21. There have been no decisions directly bearing on the question of the effect of the Constitution. That prosecution for an offence committed against the Defence of India Act prior to 30-9-1948 could be continued even after its expiry, has been settled by numerous decisions such as those in the cases of 'Thiagarayan' (A I R (34) 1947 Mad 325)' 'J.K. Gas Plant Manufacturing Co., (A I R (34) 1947 F C 38), 'Wicks v. Director of Public Prosecutions', (1947-1 All E R 205), & 'Dhawanji Rawji v. Emperor' . Reference in this connection may also be made to 'Dawoo Doyal v. Giridhari Laha, : AIR1950Cal214 where effect was given to an order made under a Rent Control order which ceased to be operative on the expiry of the Defence of India Act. In 'Amrit Lal v. Govt. of Mysore', (A I R (38) 1951 Mys 26), an offence against a Mysore Food Order, 1949, read with Rule 81, Defence of India Rules, was committed on 22-11-1949, the accused was convicted, on the coming into the Constitution he applied for the quashing of his conviction on the ground that the law for infringing which he was convicted was inconsistent with the Constitution & his application was rejected.
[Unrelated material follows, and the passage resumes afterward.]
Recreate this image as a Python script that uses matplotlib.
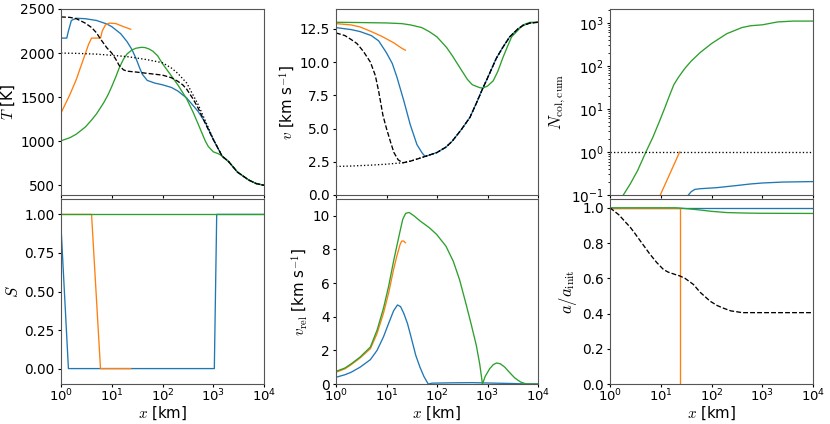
import matplotlib
matplotlib.use("Agg")
import matplotlib.pyplot as plt
from matplotlib.ticker import NullLocator

plt.rcParams['mathtext.fontset'] = 'cm'
plt.rcParams['font.size'] = 10.5
plt.rcParams['axes.labelsize'] = 10.8
plt.rcParams['xtick.labelsize'] = 9.5
plt.rcParams['ytick.labelsize'] = 9.8
plt.rcParams['axes.edgecolor'] = '#555555'
plt.rcParams['axes.linewidth'] = 0.8
plt.rcParams['xtick.major.size'] = 1.8
plt.rcParams['xtick.major.pad'] = 0.6
plt.rcParams['ytick.major.size'] = 2.5
plt.rcParams['ytick.minor.size'] = 1.5
plt.rcParams['ytick.major.pad'] = 2.0
plt.rcParams['axes.labelpad'] = 2.0

C_BLUE, C_ORANGE, C_GREEN = '#1f77b4', '#ff7f0e', '#2ca02c'

# ---------------- Temperature panel ----------------
T_blue_x = [1, 1.3, 1.4, 1.6, 2, 3, 5, 8, 10, 15, 20, 25, 30, 35, 40, 50, 70, 100, 150, 200, 300, 500, 700, 1000,
            1500, 2000, 3000, 5000, 7000, 10000]
T_blue_y = [2170, 2170, 2250, 2370, 2395, 2390, 2370, 2330, 2300, 2220, 2130, 2040, 1940, 1840, 1760, 1690, 1660,
            1640, 1610, 1570, 1490, 1340, 1210, 1020, 830, 770, 650, 560, 520, 500]

T_orange_x = [1, 1.5, 2, 2.5, 3, 3.5, 4, 6, 6.5, 7.5, 9, 12, 17, 23.6]
T_orange_y = [1320, 1530, 1700, 1860, 1990, 2100, 2170, 2170, 2250, 2320, 2340, 2335, 2300, 2270]

T_green_x = [1, 1.5, 2, 3, 4, 5, 6, 7, 8.5, 10, 12, 14, 17, 20, 25, 30, 38, 45, 55, 65, 80, 100, 150, 200, 300, 400,
             500, 700, 800, 1000, 1300, 1500, 2000, 3000, 5000, 7000, 10000]
T_green_y = [1005, 1040, 1080, 1160, 1240, 1310, 1380, 1440, 1530, 1620, 1730, 1830, 1930, 1990, 2035, 2055, 2065,
             2063, 2045, 2020, 1970, 1880, 1740, 1640, 1480, 1330, 1200, 1000, 940, 880, 855, 830, 770, 650, 560, 520,
             500]

T_dash_x = [1, 1.5, 2, 3, 4, 5, 6, 8, 10, 12, 14, 17, 20, 30, 50, 100, 150, 200, 250, 300, 400, 500, 700, 1000,
            1500, 2000, 3000, 5000, 7000, 10000]
T_dash_y = [2410, 2405, 2390, 2340, 2290, 2230, 2160, 2060, 2000, 1930, 1860, 1810, 1795, 1785, 1770, 1750, 1720,
            1680, 1640, 1590, 1480, 1380, 1200, 1020, 830, 770, 650, 560, 520, 500]

T_dot_x = [1, 2, 3, 5, 10, 20, 30, 50, 100, 150, 200, 300, 500, 700, 1000, 1500, 2000, 3000, 5000, 7000, 10000]
T_dot_y = [2000, 1997, 1993, 1988, 1975, 1960, 1945, 1925, 1890, 1830, 1770, 1660, 1420, 1230, 1025, 830, 770, 650,
           560, 520, 500]

# ---------------- Velocity panel ----------------
v_blue_x = [1, 2, 3, 5, 7, 10, 13, 16, 22, 29.5, 40, 50, 58, 100, 150, 200, 300, 450, 600, 800, 1000, 1500, 2000,
            2750, 4000, 5000, 7000, 10000]
v_blue_y = [12.6, 12.45, 12.3, 12.0, 11.6, 10.7, 9.9, 8.9, 7.1, 5.3, 3.8, 3.2, 2.9, 3.2, 3.6, 4.05, 4.9, 5.85, 6.9,
            8.0, 8.8, 10.3, 11.1, 11.9, 12.5, 12.75, 12.95, 13.0]

v_orange_x = [1, 2, 3, 5, 8, 14, 20, 23.6]
v_orange_y = [12.9, 12.8, 12.65, 12.3, 11.95, 11.45, 11.05, 10.9]

v_green_x = [1, 3, 10, 20, 30, 50, 70, 100, 155, 200, 282, 400, 500, 700, 810, 1000, 1300, 1600, 2000, 2500, 3000,
             4000, 5000, 7000, 10000]
v_green_y = [13.0, 12.98, 12.95, 12.9, 12.8, 12.6, 12.3, 11.9, 11.1, 10.5, 9.6, 8.7, 8.3, 8.08, 8.05, 8.2, 8.6,
             9.3, 10.3, 11.2, 11.9, 12.4, 12.8, 13.0, 13.0]

v_dash_x = [1, 1.5, 2, 2.6, 3.5, 4.8, 6, 7, 8.5, 10, 12, 14, 17, 21, 30, 40, 58, 100, 150, 200, 300, 450, 600, 800,
            1000, 1500, 2000, 2750, 4000, 5000, 7000, 10000]
v_dash_y = [12.2, 12.0, 11.7, 11.4, 10.8, 10.0, 9.0, 7.8, 6.0, 5.0, 4.0, 3.2, 2.65, 2.42, 2.55, 2.7, 2.9, 3.2, 3.6,
            4.05, 4.9, 5.85, 6.9, 8.0, 8.8, 10.3, 11.1, 11.9, 12.5, 12.75, 12.95, 13.0]

v_dot_x = [1, 2, 5, 10, 20, 30, 40, 58, 100, 150, 200, 300, 450, 600, 800, 1000, 1500, 2000, 2750, 4000, 5000,
           7000, 10000]
v_dot_y = [2.15, 2.18, 2.25, 2.32, 2.42, 2.55, 2.7, 2.9, 3.2, 3.6, 4.05, 4.9, 5.85, 6.9, 8.0, 8.8, 10.3, 11.1, 11.9,
           12.5, 12.75, 12.95, 13.0]
v_ticks = [0.0, 2.5, 5.0, 7.5, 10.0, 12.5]

# ---------------- Cumulative collisions ----------------
N_blue_x = [35, 40, 47, 60, 126, 300, 575, 1000, 2600, 10000]
N_blue_y = [0.1, 0.12, 0.135, 0.14, 0.148, 0.165, 0.18, 0.19, 0.2, 0.205]

N_orange_x = [9.8, 23.6]
N_orange_y = [0.1, 1.0]

N_green_x = [1.83, 2.5, 3.5, 5.1, 7, 9, 11.8, 15, 18, 22, 26, 30, 40, 60, 100, 200, 400, 600, 1000, 2000, 4000,
             10000]
N_green_y = [0.1, 0.18, 0.37, 1.0, 2.2, 4.5, 10, 21, 36, 53, 70, 88, 130, 205, 330, 560, 780, 860, 900, 1050, 1100,
             1100]

N_ref_x = [1, 10000]
N_ref_y = [1.0, 1.0]

# ---------------- S panel ----------------
S_blue_x = [1, 1.4, 1050, 1170, 10000]
S_blue_y = [0.92, 0.0, 0.0, 1.0, 1.0]

S_orange_x = [1, 4.0, 6.0, 23.6]
S_orange_y = [1.0, 1.0, 0.0, 0.0]

S_green_x = [1, 10000]
S_green_y = [1.0, 1.0]
S_ticks = [0.0, 0.25, 0.5, 0.75, 1.0]

# ---------------- Relative velocity ----------------
vr_blue_x = [1, 1.5, 2, 3, 4.8, 6.5, 8.7, 11, 13.8, 16.5, 19, 22, 26, 30, 38, 46, 55, 67, 80, 200, 500, 1000, 2000,
             3000, 5000, 10000]
vr_blue_y = [0.4, 0.55, 0.7, 1.0, 1.45, 2.0, 2.8, 3.6, 4.35, 4.7, 4.6, 4.2, 3.6, 2.9, 1.7, 1.0, 0.45, 0.0, 0.05,
             0.07, 0.08, 0.06, 0.04, 0.03, 0.01, 0.0]

vr_orange_x = [1, 1.5, 2, 3, 4.8, 6.5, 8.7, 11, 13.8, 16, 18.6, 20, 22, 23.6]
vr_orange_y = [0.7, 0.9, 1.15, 1.55, 2.1, 3.0, 4.2, 5.4, 6.8, 7.6, 8.3, 8.5, 8.5, 8.4]

vr_green_x = [1, 1.5, 2, 3, 4.8, 6.5, 8.7, 11, 13.8, 16, 18.6, 21, 24, 28, 35, 46, 70, 98, 150, 210, 280, 380, 480,
              600, 700, 795, 900, 1100, 1300, 1510, 1800, 2200, 2800, 3500, 4500, 5900, 10000]
vr_green_y = [0.75, 0.95, 1.2, 1.6, 2.2, 3.2, 4.5, 5.8, 7.3, 8.2, 9.1, 9.8, 10.15, 10.2, 10.0, 9.7, 9.3, 8.9, 8.2,
              7.3, 6.2, 4.7, 3.5, 2.3, 1.2, 0.0, 0.45, 0.9, 1.15, 1.25, 1.2, 1.0, 0.65, 0.35, 0.12, 0.0, 0.0]

# ---------------- Size ratio ----------------
a_blue_x = [1, 10000]
a_blue_y = [1.0, 1.0]

a_orange_x = [1, 23.6, 23.6]
a_orange_y = [1.0, 1.0, 0.0]

a_green_x = [1, 20, 25, 50, 100, 200, 500, 1000, 10000]
a_green_y = [1.0, 1.0, 0.998, 0.99, 0.98, 0.973, 0.97, 0.969, 0.968]

a_dash_x = [1, 1.5, 2, 2.5, 3, 4.5, 6, 8.3, 11.3, 14, 20, 23.4, 30, 44, 60, 94, 130, 173, 240, 316, 400, 10000]
a_dash_y = [1.0, 0.96, 0.92, 0.89, 0.86, 0.79, 0.74, 0.69, 0.65, 0.635, 0.62, 0.614, 0.6, 0.565, 0.52, 0.47, 0.445,
            0.43, 0.415, 0.41, 0.405, 0.405]

LW = 0.95

fig = plt.figure(figsize=(8.3, 4.24), dpi=100)
lefts = [61 / 830, 336 / 830, 610 / 830]
widths = [203 / 830, 202 / 830, 203 / 830]
top_b, top_h = (424 - 195) / 424, 186 / 424
bot_b, bot_h = (424 - 384) / 424, 185 / 424

axT = fig.add_axes([lefts[0], top_b, widths[0], top_h])
axV = fig.add_axes([lefts[1], top_b, widths[1], top_h])
axN = fig.add_axes([lefts[2], top_b, widths[2], top_h])
axS = fig.add_axes([lefts[0], bot_b, widths[0], bot_h])
axR = fig.add_axes([lefts[1], bot_b, widths[1], bot_h])
axA = fig.add_axes([lefts[2], bot_b, widths[2], bot_h])

# T
axT.plot(T_blue_x, T_blue_y, color=C_BLUE, lw=LW)
axT.plot(T_orange_x, T_orange_y, color=C_ORANGE, lw=LW)
axT.plot(T_green_x, T_green_y, color=C_GREEN, lw=LW)
axT.plot(T_dot_x, T_dot_y, color='k', ls=':', lw=LW)
axT.plot(T_dash_x, T_dash_y, color='k', ls='--', lw=LW)
axT.set_ylim(390, 2500)
axT.set_ylabel('$T$ [K]')

# v
axV.plot(v_blue_x, v_blue_y, color=C_BLUE, lw=LW)
axV.plot(v_orange_x, v_orange_y, color=C_ORANGE, lw=LW)
axV.plot(v_green_x, v_green_y, color=C_GREEN, lw=LW)
axV.plot(v_dot_x, v_dot_y, color='k', ls=':', lw=LW)
axV.plot(v_dash_x, v_dash_y, color='k', ls='--', lw=LW)
axV.set_ylim(0, 14)
axV.set_yticks(v_ticks)
axV.set_ylabel('$v$ [km s$^{-1}$]')

# N
axN.plot(N_blue_x, N_blue_y, color=C_BLUE, lw=LW)
axN.plot(N_orange_x, N_orange_y, color=C_ORANGE, lw=LW)
axN.plot(N_green_x, N_green_y, color=C_GREEN, lw=LW)
axN.plot(N_ref_x, N_ref_y, color='k', ls=':', lw=LW)
axN.set_yscale('log')
axN.set_ylim(0.1, 2100)
axN.set_ylabel(r'$N_{\rm col,cum}$', fontsize=12)

# S
axS.plot(S_blue_x, S_blue_y, color=C_BLUE, lw=LW)
axS.plot(S_orange_x, S_orange_y, color=C_ORANGE, lw=LW)
axS.plot(S_green_x, S_green_y, color=C_GREEN, lw=LW)
axS.set_ylim(-0.1, 1.1)
axS.set_yticks(S_ticks)
axS.set_ylabel('$S$', fontsize=12)

# v_rel
axR.plot(vr_blue_x, vr_blue_y, color=C_BLUE, lw=LW)
axR.plot(vr_orange_x, vr_orange_y, color=C_ORANGE, lw=LW)
axR.plot(vr_green_x, vr_green_y, color=C_GREEN, lw=LW)
axR.set_ylim(0, 11)
axR.set_ylabel(r'$v_{\rm rel}$ [km s$^{-1}$]')

# a/a_init
axA.plot(a_blue_x, a_blue_y, color=C_BLUE, lw=LW)
axA.plot(a_orange_x, a_orange_y, color=C_ORANGE, lw=LW)
axA.plot(a_green_x, a_green_y, color=C_GREEN, lw=LW)
axA.plot(a_dash_x, a_dash_y, color='k', ls='--', lw=LW)
axA.set_ylim(0, 1.05)
axA.set_ylabel(r'$a/a_{\rm init}$', fontsize=12)

for ax in [axT, axV, axN, axS, axR, axA]:
    ax.set_xscale('log')
    ax.set_xlim(1, 1e4)
    ax.xaxis.set_minor_locator(NullLocator())
for ax in [axT, axV, axN]:
    ax.tick_params(labelbottom=False)
for ax in [axS, axR, axA]:
    ax.set_xlabel('$x$ [km]', labelpad=0.5)

fig.savefig('out.png', dpi=100)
22. Mr. Pathak also raised the question of the validity of Section 2, Defence of India Act. He argued that it was invalid as being delegated legislation. But in view of what a Bench of this Ct., of which I was a member said in 'State v. Basdeo' : AIR1951All44 , he did not press his argument but did not also give it up.
23. I allow the application & quash. the proceedings against the applicants. They are discharged & their bail-bonds are cancelled.